• TASK BRIEF: Where a line contains the word "with", copy that line.

• SOURCE MATERIAL:

§ §

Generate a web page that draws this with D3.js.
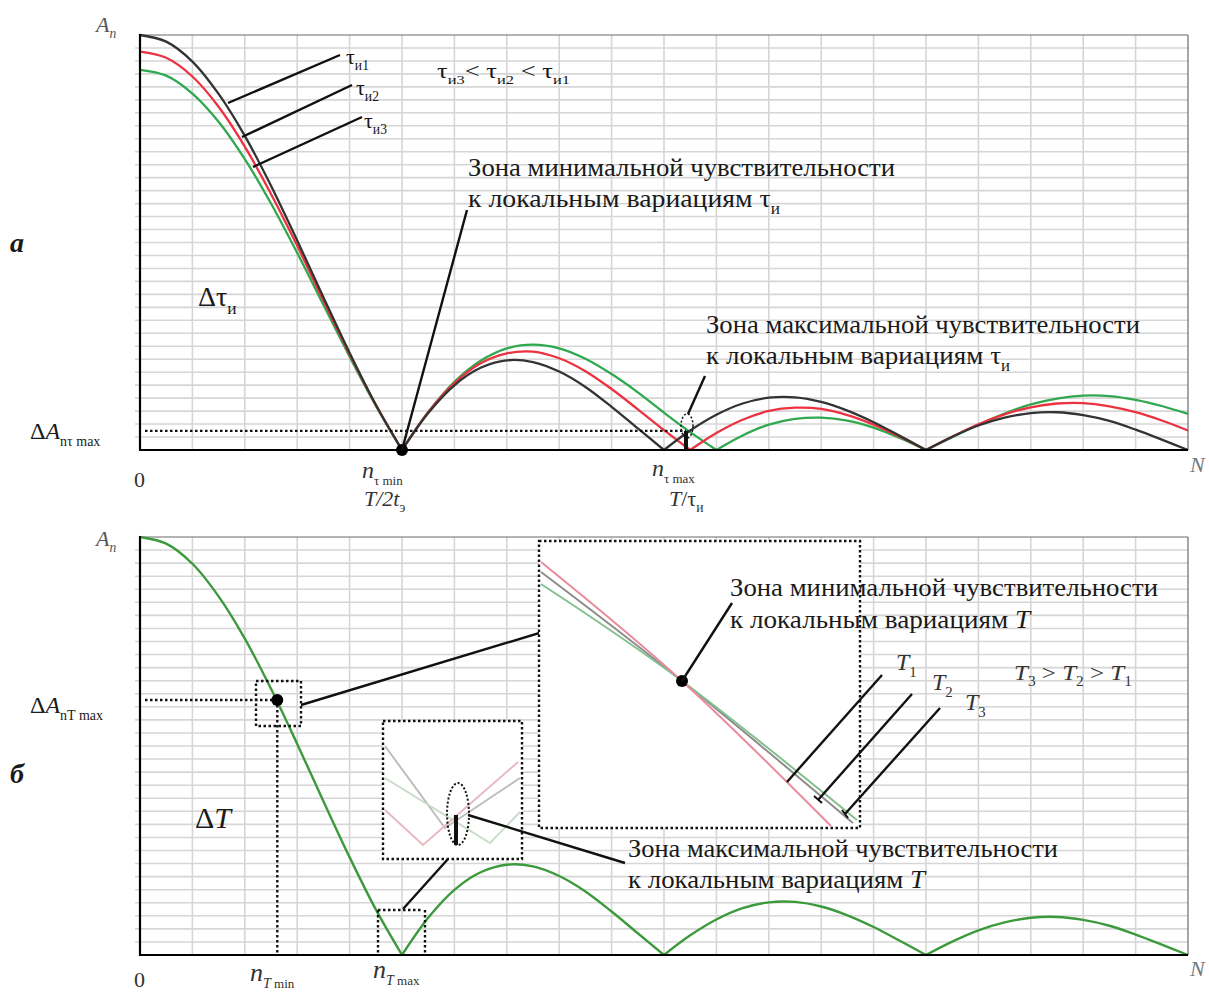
<!DOCTYPE html>
<html>
<head>
<meta charset="utf-8">
<script src="https://cdn.jsdelivr.net/npm/d3@7"></script>
<style>
  body { margin: 0; background: #fff; }
  text { font-family: "Liberation Serif", "DejaVu Serif", serif; fill: #1a1a1a; }
</style>
</head>
<body>
<svg id="fig" width="1209" height="994"></svg>
<script>
// harmonic number n (0..N) at which the amplitudes were read
let nPts = [0, 2.5, 5, 7.5, 10, 12.5, 15, 17.5, 20, 22.5, 25, 27.5, 30, 32.5, 35, 37.5, 40,
  42.5, 45, 47.5, 50, 52.5, 55, 57.5, 60, 62.5, 65, 67.5, 70, 72.5, 75, 77.5, 80, 82.5, 85,
  87.5, 90, 92.5, 95, 97.5, 100];

// panel a: three pulse widths
let tau1 = [1.000, 0.984, 0.936, 0.858, 0.757, 0.637, 0.505, 0.368, 0.234, 0.109, 0,
  0.089, 0.156, 0.198, 0.216, 0.212, 0.189, 0.152, 0.104, 0.052, 0,
  0.047, 0.085, 0.112, 0.126, 0.127, 0.116, 0.095, 0.067, 0.034, 0,
  0.032, 0.059, 0.078, 0.089, 0.091, 0.084, 0.070, 0.049, 0.025, 0];
let tau2 = [0.960, 0.945, 0.900, 0.827, 0.731, 0.617, 0.492, 0.360, 0.231, 0.109, 0,
  0.091, 0.161, 0.209, 0.233, 0.237, 0.221, 0.190, 0.147, 0.098, 0.048,
  0, 0.041, 0.073, 0.094, 0.102, 0.099, 0.084, 0.061, 0.032, 0,
  0.032, 0.062, 0.086, 0.103, 0.112, 0.113, 0.105, 0.091, 0.071, 0.047];
let tau3 = [0.916, 0.902, 0.859, 0.791, 0.701, 0.594, 0.475, 0.350, 0.225, 0.107, 0,
  0.091, 0.164, 0.215, 0.245, 0.254, 0.245, 0.220, 0.183, 0.139, 0.090,
  0.043, 0, 0.035, 0.061, 0.075, 0.078, 0.071, 0.054, 0.029, 0,
  0.031, 0.061, 0.088, 0.110, 0.124, 0.131, 0.130, 0.121, 0.106, 0.087];

// panel б: periods T1..T3 (curves lie on top of each other)
let specT = [1.000, 0.984, 0.936, 0.858, 0.757, 0.637, 0.505, 0.368, 0.234, 0.109, 0,
  0.089, 0.156, 0.198, 0.216, 0.212, 0.189, 0.152, 0.104, 0.052, 0,
  0.047, 0.085, 0.112, 0.126, 0.127, 0.116, 0.095, 0.067, 0.034, 0,
  0.032, 0.059, 0.078, 0.089, 0.091, 0.084, 0.070, 0.049, 0.025, 0];

let gridN = [5, 10, 15, 20, 25, 30, 35, 40, 45, 50, 55, 60, 65, 70, 75, 80, 85, 90, 95];

// marked points
let nTauMin = 25, nTauMax = 52.1, dAtau = 0.046;
let nTmin = 13.1, aTmin = 0.61, nTmax = 25;

const svg = d3.select("svg#fig");
const x = d3.scaleLinear().domain([0, 100]).range([140, 1188]);
const yTop = d3.scaleLinear().domain([0, 1]).range([450, 35]);
const yBot = d3.scaleLinear().domain([0, 1]).range([955, 537]);

function drawGrid(y){
  let g = svg.append("g");
  g.selectAll("line.gv").data(gridN).join("line")
    .attr("class", "gv")
    .attr("x1", d => x(d)).attr("x2", d => x(d))
    .attr("y1", y(0)).attr("y2", y(1))
    .attr("stroke", "#d6d6d6").attr("stroke-width", 1.6);
  g.selectAll("line.gh").data(d3.range(1, 32).map(k => k / 32)).join("line")
    .attr("class", "gh")
    .attr("x1", x(0) - 5).attr("x2", x(100))
    .attr("y1", d => y(d)).attr("y2", d => y(d))
    .attr("stroke", "#d6d6d6").attr("stroke-width", 1.6);
  // frame
  g.append("line").attr("x1", x(0)).attr("x2", x(100)).attr("y1", y(1)).attr("y2", y(1))
    .attr("stroke", "#6a6a6a").attr("stroke-width", 1.2);
  g.append("line").attr("x1", x(100)).attr("x2", x(100)).attr("y1", y(1)).attr("y2", y(0))
    .attr("stroke", "#6a6a6a").attr("stroke-width", 1.2);
}

function drawAxes(y){
  svg.append("line").attr("x1", x(0)).attr("x2", x(0)).attr("y1", y(1) - 1).attr("y2", y(0) + 1)
    .attr("stroke", "#000").attr("stroke-width", 2.2);
  svg.append("line").attr("x1", x(0)).attr("x2", x(100)).attr("y1", y(0)).attr("y2", y(0))
    .attr("stroke", "#000").attr("stroke-width", 2.2);
}

// split a series into lobes at its zeros so the cusps stay sharp
function lobes(vals){
  let out = [], cur = [];
  vals.forEach((a, i) => {
    cur.push([nPts[i], a]);
    if (a === 0 && cur.length > 1) { out.push(cur); cur = [[nPts[i], a]]; }
  });
  if (cur.length > 1) out.push(cur);
  return out;
}

function drawSeries(vals, y, color, w){
  let line = d3.line().x(d => x(d[0])).y(d => y(d[1])).curve(d3.curveCatmullRom.alpha(0.5));
  svg.append("g").selectAll("path").data(lobes(vals)).join("path")
    .attr("d", line)
    .attr("fill", "none").attr("stroke", color).attr("stroke-width", w);
}

// text with subscript pieces
function label(x0, y0, size, parts, color){
  let t = svg.append("text").attr("x", x0).attr("y", y0).attr("font-size", size);
  if (color) t.style("fill", color);
  let shift = 0;
  parts.forEach(p => {
    let s = t.append("tspan").text(p.t);
    let want = p.sub ? Math.round(size * 0.28) : 0;
    if (want !== shift) { s.attr("dy", want - shift); shift = want; }
    if (p.sub) s.attr("font-size", p.size || size * 0.62);
    if (p.i) s.attr("font-style", "italic");
    if (p.b) s.attr("font-weight", "bold");
  });
  return t;
}

function fit(t, w){
  return t.attr("textLength", w).attr("lengthAdjust", "spacingAndGlyphs");
}

function seg(x1, y1, x2, y2, w, dash, color){
  let l = svg.append("line").attr("x1", x1).attr("y1", y1).attr("x2", x2).attr("y2", y2)
    .attr("stroke", color || "#111").attr("stroke-width", w || 2);
  if (dash) l.attr("stroke-dasharray", dash).attr("stroke-linecap", "butt");
  return l;
}

function dotBox(x1, y1, x2, y2, fill){
  svg.append("rect").attr("x", x1).attr("y", y1).attr("width", x2 - x1).attr("height", y2 - y1)
    .attr("fill", fill || "none").attr("stroke", "#111").attr("stroke-width", 2.4)
    .attr("stroke-dasharray", "2.5,2.5");
}

// ---------- panel a ----------
drawGrid(yTop);
drawSeries(tau3, yTop, "#2fa84f", 2.3);
drawSeries(tau2, yTop, "#ec3240", 2.3);
drawSeries(tau1, yTop, "#333", 2.3);
drawAxes(yTop);

// dotted level and markers
seg(x(0) + 5, yTop(dAtau), x(nTauMax), yTop(dAtau), 2.4, "2.5,2.5");
svg.append("ellipse").attr("cx", x(nTauMax) + 1).attr("cy", yTop(dAtau) - 5).attr("rx", 6).attr("ry", 12)
  .attr("fill", "none").attr("stroke", "#111").attr("stroke-width", 1.5).attr("stroke-dasharray", "2,2");
seg(x(nTauMax), yTop(dAtau), x(nTauMax), yTop(0), 4);
svg.append("circle").attr("cx", x(nTauMin)).attr("cy", yTop(0)).attr("r", 6).attr("fill", "#000");

// leaders
seg(228, 103, 340, 55, 2.4);
seg(242, 137, 352, 85, 2.4);
seg(253, 167, 362, 117, 2.4);
seg(x(nTauMin), yTop(0), 467, 210, 2.4);
seg(688, 414, 705, 376, 2.4);

label(346, 64, 22, [{t: "τ"}, {t: "и1", sub: 1}]);
label(356, 95, 22, [{t: "τ"}, {t: "и2", sub: 1}]);
label(364, 128, 22, [{t: "τ"}, {t: "и3", sub: 1}]);
fit(label(437, 78, 21, [{t: "τ"}, {t: "и3", sub: 1}, {t: "< τ"}, {t: "и2", sub: 1}, {t: " < τ"}, {t: "и1", sub: 1}]), 133);

fit(label(468, 176, 26, [{t: "Зона минимальной чувствительности"}]), 427);
fit(label(468, 207, 26, [{t: "к локальным вариациям τ"}, {t: "и", sub: 1}]), 312);
fit(label(706, 333, 26, [{t: "Зона максимальной чувствительности"}]), 434);
fit(label(706, 364, 26, [{t: "к локальным вариациям τ"}, {t: "и", sub: 1}]), 304);

label(198, 306, 28, [{t: "Δτ"}, {t: "и", sub: 1}]);
label(96, 32, 22, [{t: "A", i: 1}, {t: "n", i: 1, sub: 1}], "#555");
label(10, 252, 28, [{t: "а", i: 1, b: 1}]);
label(30, 439, 24, [{t: "Δ"}, {t: "A", i: 1}, {t: "nτ max", sub: 1, size: 14}]);
label(134, 487, 22, [{t: "0"}], "#333");
label(1190, 472, 22, [{t: "N", i: 1}], "#777");
label(362, 478, 24, [{t: "n", i: 1}, {t: "τ min", sub: 1, size: 13}], "#333");
label(364, 506, 22, [{t: "T/2t", i: 1}, {t: "э", sub: 1}], "#333");
label(652, 476, 24, [{t: "n", i: 1}, {t: "τ max", sub: 1, size: 13}], "#333");
label(669, 506, 22, [{t: "T", i: 1}, {t: "/τ"}, {t: "и", sub: 1}], "#333");

// ---------- panel б ----------
drawGrid(yBot);
drawSeries(specT, yBot, "#3c9a3c", 2.4);
drawAxes(yBot);

// n_T min marker
dotBox(256, 681, 301, 726);
seg(x(0) + 5, yBot(aTmin), x(nTmin), yBot(aTmin), 2.4, "2.5,2.5");
seg(x(nTmin), yBot(aTmin), x(nTmin), yBot(0), 2.4, "2.5,2.5");
svg.append("circle").attr("cx", x(nTmin)).attr("cy", yBot(aTmin)).attr("r", 6).attr("fill", "#000");
seg(301, 705, 592, 617, 2.4);

// n_T max marker
seg(378, 910, 378, yBot(0), 2.4, "2.5,2.5");
seg(425, 910, 425, yBot(0), 2.4, "2.5,2.5");
seg(378, 910, 423, 910, 2.4, "2.5,2.5");
seg(403, 909, 448, 859, 2.4);

// big inset: zoom around n_T min
dotBox(539, 541, 860, 828, "#fff");
let inset = d3.line().curve(d3.curveNatural);
[["#8c8c8c", [[541, 572], [682, 681], [853, 823]]],
 ["#82c08f", [[541, 584], [682, 681], [857, 820]]],
 ["#ea8a9b", [[541, 562], [682, 681], [831, 826]]]].forEach(c => {
  svg.append("path").attr("d", inset(c[1])).attr("fill", "none")
    .attr("stroke", c[0]).attr("stroke-width", 2);
});
svg.append("circle").attr("cx", 682).attr("cy", 681).attr("r", 6).attr("fill", "#000");
seg(682, 681, 732, 603, 2.4);
seg(787, 782, 882, 675, 2.4);
seg(818, 800, 912, 694, 2.4);
seg(845, 814, 940, 708, 2.4);
seg(814, 796, 822, 803, 2);
seg(842, 810, 848, 818, 2);

fit(label(730, 596, 26, [{t: "Зона минимальной чувствительности"}]), 428);
fit(label(730, 628, 26, [{t: "к локальным вариациям "}, {t: "T", i: 1}]), 300);
label(896, 670, 24, [{t: "T", i: 1}, {t: "1", sub: 1}], "#333");
label(932, 690, 24, [{t: "T", i: 1}, {t: "2", sub: 1}], "#333");
label(965, 710, 24, [{t: "T", i: 1}, {t: "3", sub: 1}], "#333");
fit(label(1014, 680, 22, [{t: "T", i: 1}, {t: "3", sub: 1}, {t: " > "}, {t: "T", i: 1}, {t: "2", sub: 1}, {t: " > "}, {t: "T", i: 1}, {t: "1", sub: 1}], "#333"), 118);

// small inset: zoom around n_T max
dotBox(383, 721, 522, 859, "#fff");
[["#bdbdbd", [[385, 746], [445, 828], [520, 778]]],
 ["#c8dcc8", [[385, 778], [490, 843], [520, 812]]],
 ["#e8b8c0", [[385, 810], [423, 845], [518, 762]]]].forEach(c => {
  svg.append("path").attr("d", d3.line()(c[1])).attr("fill", "none")
    .attr("stroke", c[0]).attr("stroke-width", 2);
});
svg.append("ellipse").attr("cx", 458).attr("cy", 814).attr("rx", 11).attr("ry", 31)
  .attr("fill", "none").attr("stroke", "#111").attr("stroke-width", 2).attr("stroke-dasharray", "2,2");
seg(456, 815, 456, 845, 4);
seg(468, 815, 625, 863, 2.4);

fit(label(628, 857, 26, [{t: "Зона максимальной чувствительности"}]), 430);
fit(label(628, 888, 26, [{t: "к локальным вариациям "}, {t: "T", i: 1}]), 297);

label(195, 828, 30, [{t: "Δ"}, {t: "T", i: 1}]);
label(96, 546, 22, [{t: "A", i: 1}, {t: "n", i: 1, sub: 1}], "#555");
label(10, 783, 28, [{t: "б", i: 1, b: 1}]);
label(30, 713, 24, [{t: "Δ"}, {t: "A", i: 1}, {t: "nT max", sub: 1, size: 14}]);
label(134, 987, 22, [{t: "0"}], "#333");
label(1190, 976, 22, [{t: "N", i: 1}], "#777");
label(250, 981, 26, [{t: "n", i: 1}, {t: "T", i: 1, sub: 1, size: 14}, {t: " min", sub: 1, size: 13}], "#333");
label(373, 978, 26, [{t: "n", i: 1}, {t: "T", i: 1, sub: 1, size: 14}, {t: " max", sub: 1, size: 13}], "#333");
</script>
</body>
</html>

§ §

• EXERCISE RESPONSE:
Generate a web page that draws this with D3.js.
// text with subscript pieces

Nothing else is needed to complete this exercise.